Sens. Todd Young, R-Ind., Mitt Romney, R-Utah, Joni Ernst, R-Iowa, Lindsey Graham, R-S.C., and Dan Sullivan, R-Alaska, took turns on the floor urging Tuberville to rescind his opposition before selecting nominees one by one to be confirmed.
Graham, who said he disagreed with the Pentagon’s policy, fired back at the Alabama senator and held up a photo of Maj. Gen. Laura Lenderman, a service member awaiting promotion to lieutenant general and deputy commander of Pacific Air Forces.
“If you think they’ve done something illegal, go to court, that’s how you handle these things,” Graham said Thursday. “You just denied this lady a promotion. You did that.”

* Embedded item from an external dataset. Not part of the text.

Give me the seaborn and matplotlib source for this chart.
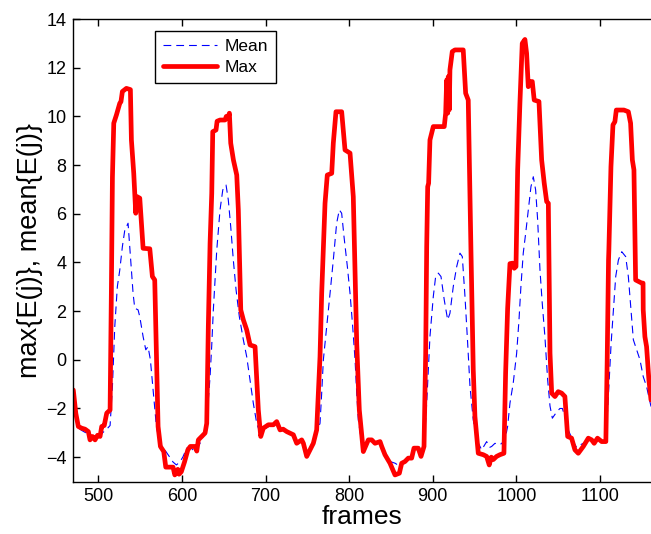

“Don’t hold hostage the men and women who have to follow civilian control,” he said. “Let’s don’t ruin the lives of all these people who have been serving our nation for decades.”
Speaking to reporters Thursday, Graham added he wants the “best people in command positions yesterday.”
“So having frustration with the White House abortion policy and Pentagon I understand,” he continued. “These officers had nothing to do with it. If we normalize this and every senator follows the lead of Sen. Tuberville, you’ll ruin the military.”
Romney agreed with Graham on taking the abortion policy – which senators argue violates the Hyde Amendment – to court, adding he would file a legal action to reverse the policy.
He also inquired if Tuberville would back the idea of the DOD withdrawing payments and instead relying on a private charity to finance the abortions.
“That was the type of negotiation I’ve been looking for the last nine months,” Tuberville responded. “Nobody – zero – has come to me with any alternatives to bypass to get this done.”
Ernst, Sullivan and Young all emphasized that service members should not be held responsible for Pentagon policies and argued the holds are affecting military readiness. Tuberville has consistently disagreed that readiness is plummeting.
“There are readiness issues, and that’s the whole point. We have a really dangerous world right now,” said Young, a member of the Senate Foreign Relations Committee.
Meanwhile, Senate Majority Leader Chuck Schumer, D-N.Y., threw his support Wednesday behind a Democrat-led proposal to change the chamber rules to funnel most military promotions through without a vote. Nine Republicans would have to vote with Democrats to make up the 60 votes needed to get the initiative across the finish line.